The Law initially grants AMC 30 days from the date of notification to review the transaction to determine if it warrants further antitrust review. This period is analogous to the initial 30-day Hart-Scott-Rodino (HSR) waiting period in the US and the preliminary 25-day waiting period afforded under Phase-I review in the EU. However, the Law appears to afford one significant timing advantage over the US rules for transactions that are critically time-sensitive: the Law does not appear to punish parties’ incomplete submission of materials by restarting the statutory waiting period, as the US rules permit the antitrust agencies to do. In the US, omitted or inaccurate materials in the parties’ regulatory filing, particularly those relating to competitive analyses of contemplated transactions (so-called “4(c) documents”), could force the parties to re-file and restart the regulatory review period, dealing a substantial delay to time-sensitive acquisitions. However, the treatment of incomplete submission under the Law is substantially more lenient, mandating the parties simply to “file [missing] supplementary documents and materials within the time limit specified by the [AMC].” In other words, the Law, in its present form, does not tie incomplete submission to setbacks in the statutory waiting period, effectively allowing the mandatory waiting period under the Law to continue to run while the parties remedy their filing deficiencies in consultation with AMC’s staff. This may allow parties under tight transaction schedules, in appropriate circumstances, to initiate regulatory review early by submitting notification first and amending its deficiencies over time, without fear of holding up the waiting period.

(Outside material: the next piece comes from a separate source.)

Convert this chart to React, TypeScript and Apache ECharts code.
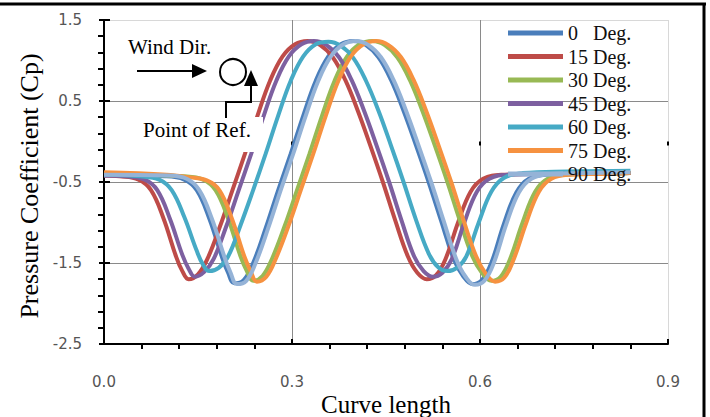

In addition, the Law also has the benefit of establishing a fixed, maximum statutory review period—an element absent under the US law. Following the initial 30 days of review, AMC may initiate further review by extending the review period for up to 90 additional days. If AMC exhausts 120 days of review, it may further extend its review period by up to 60 days only in very limited circumstances specified under the Law. All in all, the Law requires AMC to reach a final decision on transactions within 180 days from the date of notification, regardless of circumstances. If no decision issues within this period, the Law expressly permits the parties to close their transaction. This review period is noticeably shorter than that observed for many competitively problematic mergers in the US, where the regulatory waiting period remains open-ended and can at times be extended much longer by agreement between the parties.

National Security Review and Other Less Traditional Antitrust Issues Affecting Merger Review

Despite its focus on antitrust, the Law leaves ample room to incorporate either non-antitrust or less traditional antitrust considerations into its merger review—potentially undermining the transparency and legitimacy of the process. These subjective factors have garnered much press attention in recent months and three provisions are worth noting here. First, under Article 31, the drafters of the Law added, fairly late in the drafting process, a national security review provision—analogous to and mostly likely motivated by national security review process in the US, undertaken by the Committee on Foreign Investment in the United States (CFIUS). The Law is sparse on detail and does not specify how the review will be carried out, but some predict that a sister antitrust agency, the National Development and Reform Commission (NDRC), could undertake this review. The scope of review could also be much broader than that in the US, considering not only factors relevant to national security concerns, but also issues affecting a broader Chinese economy, including job security, economic stability, protection of important national brands and technologies.

Second, Article 27 of the Law instructs AMC to consider not only core antitrust concepts such as the degree of post-merger market concentration and entry barriers, but also less tangible economic concepts such as the merger’s effect on “technological progress,” “the development of the national economy,” and any “other factors” that AMC “deems relevant” to market competition. Article 28 adds even greater ambiguity to the process by allowing an otherwise anticompetitive merger to proceed if its “positive effects” “obviously outweigh its negative effects” or the merger is “in the public interest.”

Despite the Law’s opaqueness, however, recent comments from high-ranking government officials in China provide some texture to these languages. For instance, Cheng Siwei, Vice Chairman of the Standing Committee of the National People’s Congress, has recently stated that he views correct valuation of target firms and the potential for future “asset growth” of firms as two key factors in reviewing cross-border mergers. Viewed in this context, factors contributing to “technological progress,” “the development of the national economy” or “positive effects” of mergers may include a host of meaningful arrangements that parties could contemplate in advance of merger review, such as licensing or transfer of intellectual property rights, introduction of new products or services that spur further innovation or potential collaboration efforts in product and research development in China.

The fluid set of factors at play under Articles 27, 28 and 31 suggests that some of these broader economic considerations may overlap and reinforce one another during review. Nonetheless, merging parties could also take proactive steps in the planning stages. For example, parties could identify all assets in the target firm early on that may raise potential national security concerns and craft a “fix-it-first” solution— such as a spin-off of specific business units—to separate problematic assets from antitrust review. Parties should also proactively consider negotiating an agreement that incorporates provisions to best buttress the argument that the transaction will spur competition for new products and greater technology innovation in the Chinese market.

Conclusion

China’s overall efforts and transparency to bring its merger control laws in line with the prevailing global standards have been nothing less than praiseworthy. Despite the largely harmonized standards, however, merger control process in China is likely to demand, at least in the near term, more art and diplomacy than science until AMC gains sufficient independence and antitrust expertise to guard against strong domestic political cross-currents. Mindful of this dynamic, counsel advising on mergers and acquisitions in China should develop, as early in the transaction life cycle as possible, advocacy strategies and materials that are specifically tailored to communicate its procompetitive qualities—in view of both antitrust theories and broader economic development considerations in China. In light of China’s strong commitment to market reforms, counsel who can effectively bridge the regulatory gap by conveying mutual benefits of the transaction on both core antitrust and uniquely domestic economic concerns, should be able to substantially allay anxiety for firms facing merger review before AMC.